Un esempio concreto di questo approccio potrebbe essere il ritiro o la riduzione della presenza delle truppe americane all’estero, che potrebbe compromettere la sicurezza degli alleati europei e mitigare l’influenza degli Stati Uniti in Medio Oriente. Conflitti come quello israelo-palestinese rischiano di acutizzarsi, dato che l’amministrazione Trump ha da sempre supportato Israele mediando parzialmente con gli altri partecipanti al conflitto. Questo potrebbe anche intensificare le tensioni con l’Iran, già al centro delle sanzioni economiche imposte durante il primo mandato Trump, mettendo sotto pressione i partner europei per spese militari più elevate all’interno della NATO.

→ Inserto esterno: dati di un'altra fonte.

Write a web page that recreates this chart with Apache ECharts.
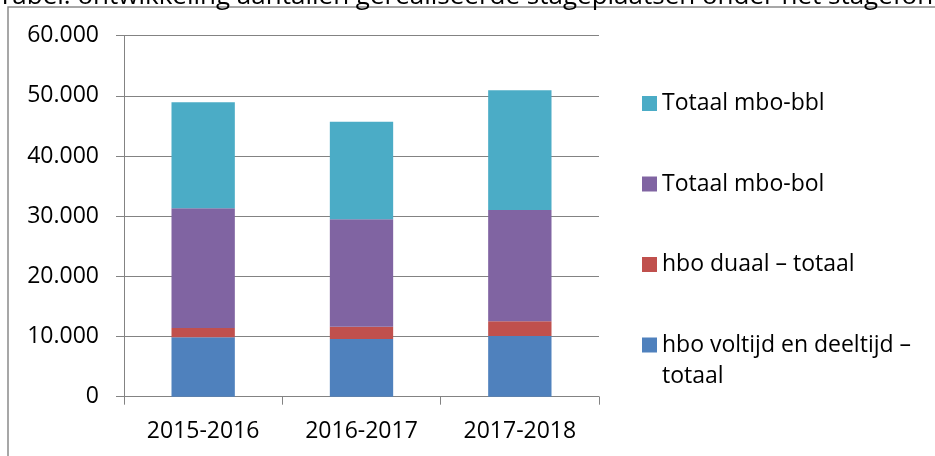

Inoltre, la politica climatica sarà probabilmente marginalizzata: Trump ha già mostrato in passato una forte opposizione agli accordi di Parigi e alle politiche ambientali considerate restrittive per l’economia americana. Un ritorno a politiche favorevoli all’industria dei combustibili fossili potrebbe allontanare ulteriormente gli Stati Uniti dagli obiettivi globali di sostenibilità.

Infine, la spinta protezionistica della nuova amministrazione rischia di avere ripercussioni anche sulle economie europee, abituate a uno stretto legame economico con gli Stati Uniti. Trump potrebbe reintrodurre dazi su prodotti importati, colpendo settori strategici come quello automobilistico e siderurgico.

Questo scenario si interseca strettamente con le sfide economiche interne: un ceto medio in sofferenza è in attesa di interventi economici immediati che potrebbero però allontanare gli Stati Uniti dai partner storici.